Consumers in rural communities, though, aren't the only ones facing higher prices. Those who operate vehicles that run on diesel fuel - in rural or urban Utah -are not happy, either.
The average cost of a gallon of diesel fuel in Utah, which peaked at $3.50 on Sept. 1, is still averaging $2.78 per gallon - or about 9 cents higher than the national average, according to AAA Utah. Last week, diesel was priced on average 48 cents higher than regular unleaded gasoline. That disparity rankles people who bought diesel-powered vehicles, in part to trim their fuel bills. Historically, diesel fuel has cost about the same as unleaded gasoline, and at times it was cheaper. Combine those once-favorable prices with the fuel efficiency of many diesel-powered vehicles and the savings were substantial.
That's why Debbie Elder of South Jordan is upset that it costs so much, comparatively, to fill up her family's diesel-powered Dodge pickup. When she and her husband bought the truck in August, diesel prices were close to the cost of premium unleaded.
Diesel prices in Utah the week of Oct. 6-12 averaged $2.64 per gallon, while premium gasoline averaged $2.86 - 22 cents higher. Last week, diesel prices averaged $2.77 per gallon - 27 cents higher than premium.
"I just don't understand why diesel costs so much more than regular gasoline," Elder said. " I thought it was cheaper to produce."
Theoretically that's true, but that is not the case this year, said Lee Peacock of the Utah Petroleum Association.
Utah refineries were forced to spend millions for capital improvements to meet ultra-low-sulphur diesel-fuel standards mandated by the Environmental Protection Agency. Those changes were completed this past summer, he said, and the costs to make the improvements were substantial enough to push diesel prices higher.
Add high demand, particularly from a national trucking industry responding to a booming economy, and you have a recipe for high prices.
"Utah continues to demand high quantities of diesel fuel," Peacock said, noting that demand is generating volatility in the price of diesel in relation to other grades of motor fuel. Many Utahns sitting behind the wheels of diesel-powered vehicles are angry, although their smaller numbers in relation to all drivers aren't likely to prompt an investigation of pricing practices.
Late this summer, when the average cost of unleaded in Utah was nearly 40 cents higher than the national average, consumer outrage led to a state investigation. The probe eventually placed most of the blame on gasoline retailers for "price-gouging," though a report in the The Salt Lake Tribune showed that high demand driven by a strong economy also played a key role.

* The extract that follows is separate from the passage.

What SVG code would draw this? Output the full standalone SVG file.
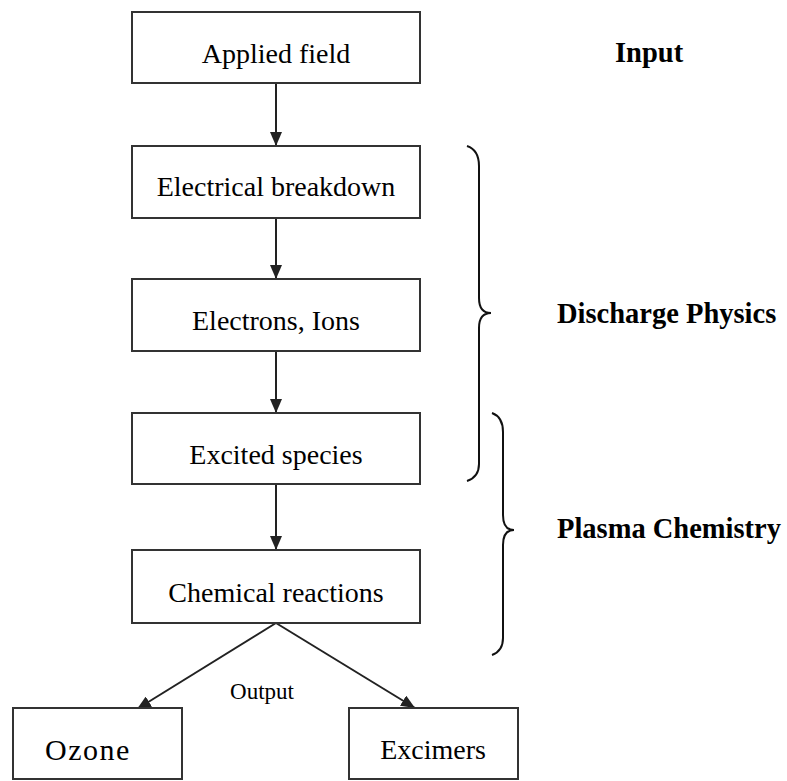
<svg xmlns="http://www.w3.org/2000/svg" width="787" height="781" viewBox="0 0 787 781">
<defs>
<style>
.box{fill:#fff;stroke:#333;stroke-width:2}
.t{font-family:"Liberation Serif","Times New Roman",serif;font-size:28px;fill:#000;text-anchor:middle}
.lab{font-family:"Liberation Serif","Times New Roman",serif;font-size:28.5px;font-weight:bold;fill:#000}
.ln{stroke:#222;stroke-width:2;fill:none}
.br{stroke:#111;stroke-width:2;fill:none}
</style>
<marker id="ah" viewBox="0 0 14 12" refX="14" refY="6" markerWidth="14" markerHeight="12" markerUnits="userSpaceOnUse" orient="auto">
<path d="M0,0 L14,6 L0,12 Z" fill="#222"/>
</marker>
</defs>
<rect width="787" height="781" fill="#fff"/>
<g id="connectors">
<line class="ln" x1="276" y1="83" x2="276" y2="146" marker-end="url(#ah)"/>
<line class="ln" x1="276" y1="218" x2="276" y2="279" marker-end="url(#ah)"/>
<line class="ln" x1="276" y1="351" x2="276" y2="413" marker-end="url(#ah)"/>
<line class="ln" x1="276" y1="484" x2="276" y2="550" marker-end="url(#ah)"/>
<line class="ln" x1="276" y1="623" x2="137" y2="709" marker-end="url(#ah)"/>
<line class="ln" x1="276" y1="623" x2="415" y2="708" marker-end="url(#ah)"/>
</g>
<g id="n-applied">
<rect class="box" x="132" y="12" width="288" height="71"/>
<text class="t" x="276" y="63">Applied field</text>
</g>
<g id="n-breakdown">
<rect class="box" x="132" y="146" width="288" height="72"/>
<text class="t" x="276" y="196">Electrical breakdown</text>
</g>
<g id="n-electrons">
<rect class="box" x="132" y="279" width="288" height="72"/>
<text class="t" x="276" y="330">Electrons, Ions</text>
</g>
<g id="n-excited">
<rect class="box" x="132" y="413" width="288" height="71"/>
<text class="t" x="276" y="464">Excited species</text>
</g>
<g id="n-chemical">
<rect class="box" x="132" y="550" width="288" height="73"/>
<text class="t" x="276" y="602">Chemical reactions</text>
</g>
<g id="n-ozone">
<rect class="box" x="13" y="708" width="169" height="71"/>
<text class="t" x="88" y="760" style="font-size:30px;letter-spacing:1.5px">Ozone</text>
</g>
<g id="n-excimers">
<rect class="box" x="349" y="708" width="169" height="71"/>
<text class="t" x="433" y="759">Excimers</text>
</g>
<g id="output-label">
<text class="t" x="262" y="699" style="font-size:23px">Output</text>
</g>
<g id="braces">
<path class="br" d="M467,146 Q479,150 479,166 L479,298 Q479,313 491,313 Q479,313 479,328 L479,464 Q479,477 467,481"/>
<path class="br" d="M492,413 Q503,417 503,432 L503,515 Q503,530 514,530 Q503,530 503,545 L503,638 Q503,651 492,655"/>
</g>
<g id="labels">
<text class="lab" x="615" y="62">Input</text>
<text class="lab" x="557" y="323">Discharge Physics</text>
<text class="lab" x="557" y="538">Plasma Chemistry</text>
</g>
</svg>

But that investigation, said Department of Commerce chief Francine Giani, focused on unleaded gasoline, not diesel, and also was not targeted to the state as a whole, where it might have addressed the disparity between urban and rural areas.
Giani said she believes that regardless of what type fuel Utah consumers use or no matter where they live, they should expect that gas prices will remain an issue for some time.
One reason is because the state has limited access to pipelines carrying refined gasoline. In addition, Utah's refineries are operating near capacity, and high demand for gasoline is expected to remain that way because of Utah's sizzling economy and the prospects for long-term growth in population. Giani cautioned that some retailers periodically will seize on opportunities to make added profits, bordering on "gouging."
Hill, of the Utah Petroleum Marketers and Retailers Association, still bristles at the state's allegations that gasoline-station owners took advantage of customers when Utah's prices were above the national average for an extended period.
"No one ever said anything when our prices were lower [than the national average], which frequently is the case. And the state never explained that the gross margins for fuel retailers fluctuate when averaged over the course of a year or that Utah's [gasoline retailers] usually average a gross profit margin of 3.5 percent to 4 percent."
That said, many saw their margins double in late summer when a gallon of regular unleaded averaged nearly $3 for weeks on end.
Today, Utah retailers are making an average of 1.8 cents profit on each gallon of gasoline sold, he said.
"And that means that on a 12-gallon fill, the retailer is making around 22 cents." Out of that, "they have to pay their employees, purchase new inventory, service their debt and try to generate a profit so they can stay in business."